[Source records]
- - -
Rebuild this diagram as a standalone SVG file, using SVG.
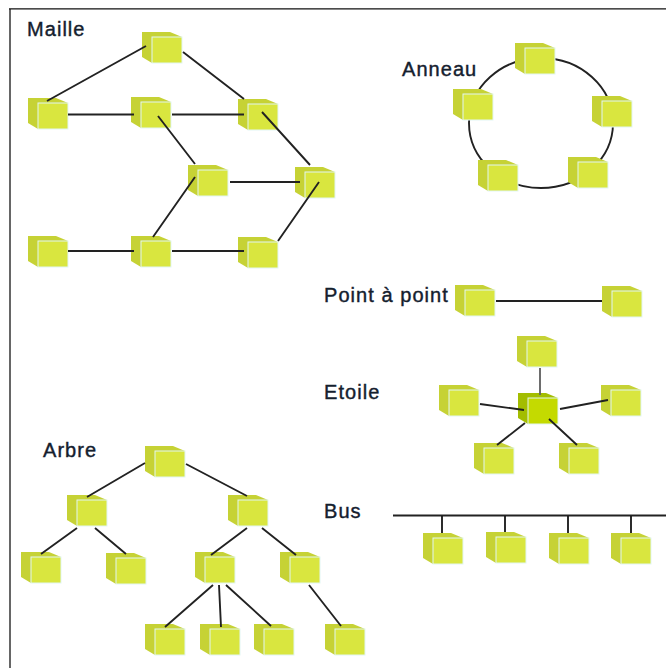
<svg xmlns="http://www.w3.org/2000/svg" width="666" height="668" viewBox="0 0 666 668">
<style>
.l{font:20px "Liberation Sans",Arial,sans-serif;letter-spacing:1.05px;fill:#14202e;stroke:#14202e;stroke-width:.4}
.c{stroke:#222;stroke-width:1.900;fill:none}
.side{fill:#c6d235}.front{fill:#d9e63f;stroke:#e2f6f4;stroke-width:1}
.sideD{fill:#a3bd00}.frontD{fill:#c4da00;stroke:#e2f6f4;stroke-width:1}
</style>
<defs>
<g id="cube"><path class="side" d="M0 0H28L40 5V31H10L0 25Z"/><rect class="front" x="10" y="5" width="30" height="26"/></g>
<g id="cubeD"><path class="sideD" d="M0 0H28L40 5V31H10L0 25Z"/><rect class="frontD" x="10" y="5" width="30" height="26"/></g>
</defs>
<rect width="666" height="668" fill="#fff"/>
<path d="M10 668V9" fill="none" stroke="#666" stroke-width="2"/>
<path d="M9 8.800H666" fill="none" stroke="#111" stroke-width="1.200"/>
<g id="labels">
<text class="l" x="27" y="36">Maille</text>
<text class="l" x="402" y="76">Anneau</text>
<text class="l" x="324" y="302">Point à point</text>
<text class="l" x="324" y="399">Etoile</text>
<text class="l" x="43" y="457">Arbre</text>
<text class="l" x="324" y="518">Bus</text>
</g>
<ellipse class="c" cx="541" cy="123" rx="72" ry="65"/>
<g id="n1"><use href="#cube" x="142" y="32"/></g>
<g id="n2"><use href="#cube" x="28" y="98"/></g>
<g id="n3"><use href="#cube" x="131" y="97"/></g>
<g id="n4"><use href="#cube" x="238" y="99"/></g>
<g id="n5"><use href="#cube" x="188" y="165"/></g>
<g id="n6"><use href="#cube" x="295" y="167"/></g>
<g id="n7"><use href="#cube" x="28" y="236"/></g>
<g id="n8"><use href="#cube" x="131" y="236"/></g>
<g id="n9"><use href="#cube" x="238" y="237"/></g>
<g id="a1"><use href="#cube" x="515" y="43"/></g>
<g id="a2"><use href="#cube" x="453" y="89"/></g>
<g id="a3"><use href="#cube" x="592" y="96"/></g>
<g id="a4"><use href="#cube" x="478" y="160"/></g>
<g id="a5"><use href="#cube" x="568" y="157"/></g>
<g id="p1"><use href="#cube" x="455" y="285"/></g>
<g id="p2"><use href="#cube" x="602" y="286"/></g>
<g id="e1"><use href="#cube" x="517" y="336"/></g>
<g id="e2"><use href="#cube" x="439" y="385"/></g>
<g id="e3"><use href="#cube" x="601" y="385"/></g>
<g id="e4"><use href="#cubeD" x="518" y="393"/></g>
<g id="e5"><use href="#cube" x="474" y="443"/></g>
<g id="e6"><use href="#cube" x="559" y="443"/></g>
<g id="t1"><use href="#cube" x="145" y="446"/></g>
<g id="t2"><use href="#cube" x="67" y="495"/></g>
<g id="t3"><use href="#cube" x="228" y="495"/></g>
<g id="t4"><use href="#cube" x="21" y="552"/></g>
<g id="t5"><use href="#cube" x="106" y="553"/></g>
<g id="t6"><use href="#cube" x="195" y="552"/></g>
<g id="t7"><use href="#cube" x="280" y="552"/></g>
<g id="t8"><use href="#cube" x="145" y="624"/></g>
<g id="t9"><use href="#cube" x="200" y="624"/></g>
<g id="t10"><use href="#cube" x="254" y="624"/></g>
<g id="t11"><use href="#cube" x="325" y="624"/></g>
<g id="b1"><use href="#cube" x="423" y="533"/></g>
<g id="b2"><use href="#cube" x="486" y="532"/></g>
<g id="b3"><use href="#cube" x="549" y="533"/></g>
<g id="b4"><use href="#cube" x="611" y="533"/></g>
<g id="connectors" class="c">
<path d="M146 46L47 101M183 52L244 99M68 114.500H134M172 114.500H244M158 116L195 164M262 112L310 165M230 182H300M195 177L153 237M68 251H134M172 251H244M278 241L319 182"/>
<path d="M496 301H602"/>
<path stroke="#666" d="M540 368V395"/>
<path d="M480 404L524 410M560 409L608 400M525 423L497 445M549 419L577 445"/>
<path d="M145 463L87 497M186 464L247 496M77 528L41 554M95 528L126 554M247 528L211 555M262 528L296 555M213 585L165 627M219 585L221 627M226 585L271 626M309 585L341 626"/>
<path d="M393 515.500H666M442 516V533M505 516V532M568 516V533M631 516V533"/>
</g>
</svg>
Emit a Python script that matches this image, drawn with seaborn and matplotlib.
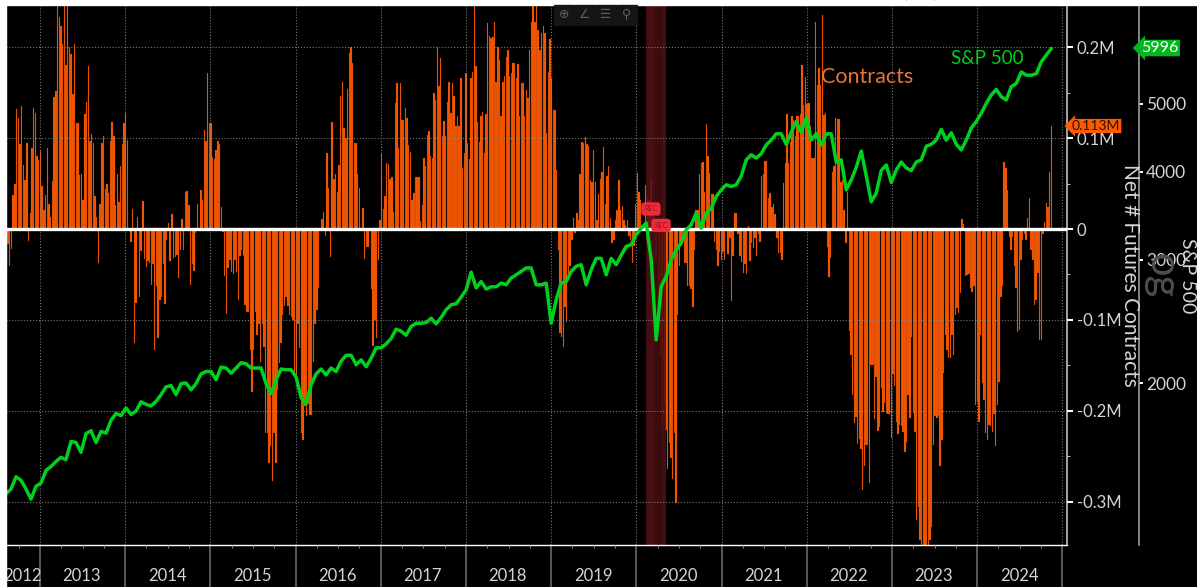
- - -
■ **Given request**
Scan the records above for the string "this", then select every line that holds it.

■ **Result of the exercise**
Rebuild this diagram as a standalone SVG file, using SVG.
Emit a Python script that matches this image, drawn with seaborn and matplotlib.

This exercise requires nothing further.